Fiscal outlook faces pressure despite manageable short-term position

Chamwe Kaira 

Namibia’s fiscal outlook remains manageable in the short term but faces growing pressure from structural weaknesses, according to analysis by FNB Namibia economist Cheryl Emvula.

She said the 2026/27 National Budget outlines a fiscal path that still functions for now but shows signs of strain.

Revenue performance has weakened. Government collections for the 2025/26 financial year were revised down to N$87.4 billion. This figure is below the original projection of N$89.4 billion and the N$89.1 billion collected in the previous year.

Revenue is expected to increase to N$89.8 billion in the 2026/27 financial year. The projected increase relies largely on higher receipts from the Southern African Customs Union rather than stronger domestic revenue sources.

Several revenue streams remain under pressure. These include diamond-related income, value-added tax, personal income tax and gold receipts.

Gold revenue has declined as mining operations shift toward underground production, which carries higher costs.

Government spending pressures are also rising. The civil service wage bill and the cost of free education continue to limit fiscal flexibility.

Interest payments on public debt are increasing. The Treasury projects that interest costs will reach N$16.2 billion in the 2026/27 financial year.
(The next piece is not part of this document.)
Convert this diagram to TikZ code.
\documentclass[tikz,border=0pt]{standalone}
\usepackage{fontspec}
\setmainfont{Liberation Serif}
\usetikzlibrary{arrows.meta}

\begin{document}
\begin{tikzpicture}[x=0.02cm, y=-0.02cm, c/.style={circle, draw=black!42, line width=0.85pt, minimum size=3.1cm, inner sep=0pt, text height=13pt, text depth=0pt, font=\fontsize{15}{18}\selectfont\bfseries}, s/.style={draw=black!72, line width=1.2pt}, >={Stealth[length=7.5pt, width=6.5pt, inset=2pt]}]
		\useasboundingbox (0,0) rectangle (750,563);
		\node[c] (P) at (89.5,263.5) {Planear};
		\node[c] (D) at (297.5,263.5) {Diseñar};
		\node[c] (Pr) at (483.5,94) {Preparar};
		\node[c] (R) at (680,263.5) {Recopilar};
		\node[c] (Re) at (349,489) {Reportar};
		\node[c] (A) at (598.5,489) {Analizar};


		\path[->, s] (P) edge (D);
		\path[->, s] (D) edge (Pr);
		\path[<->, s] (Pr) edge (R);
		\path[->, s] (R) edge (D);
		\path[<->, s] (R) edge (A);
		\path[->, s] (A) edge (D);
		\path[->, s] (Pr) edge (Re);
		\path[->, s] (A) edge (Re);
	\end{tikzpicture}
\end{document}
This will absorb about 18.1% of total government revenue.

Emvula said this level of interest payments is above the government’s long-term targets and places strain on public finances.
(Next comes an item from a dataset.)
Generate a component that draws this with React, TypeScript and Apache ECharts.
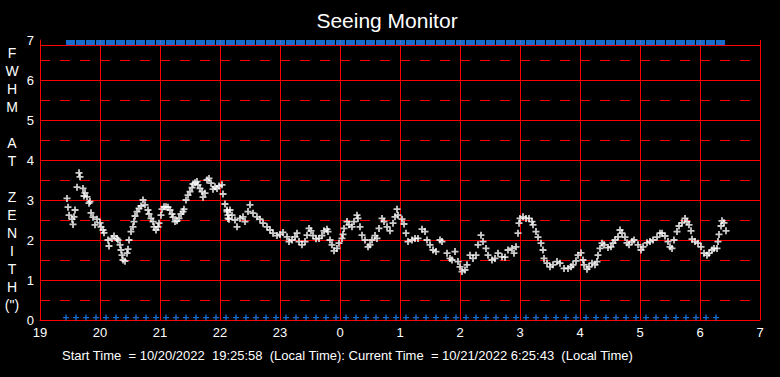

Concerns about debt sustainability remain. The debt-to-GDP ratio shows slight improvement in 2025/26, though the change is partly linked to higher nominal GDP assumptions.

Recent economic data suggests nominal GDP may be lower than the fiscal baseline. This means the actual debt ratio could be higher and may exceed 70% if economic growth remains weak.

Government debt is projected to rise to N$193.4 billion in 2026/27.

The expected stabilisation of debt at around 67% of GDP depends on growth assumptions that may not match current economic trends.

Government borrowing needs are also increasing. The gross borrowing requirement is projected to rise from N$12.5 billion in 2025/26 to N$19.1 billion in 2026/27.

About 90% of this funding is expected to come from domestic borrowing, which may tighten liquidity in the financial system.

Domestic bond issuance has already grown, reaching N$20.6 billion in 2025. If issuance continues at a similar pace in 2026, government borrowing could compete with private sector demand for credit.

Economic growth trends also add to the risks. Treasury forecasts real GDP growth of 2.9% for 2025. Economic performance for the first three quarters averaged about 1.99%.

The government projects economic growth of 3.1% for 2026.

Emvula said the difference between fiscal projections and economic performance increases the risk that revenue collections could fall short.

She said rising interest payments, slower revenue growth, reliance on domestic borrowing and optimistic growth assumptions point to a narrower fiscal buffer.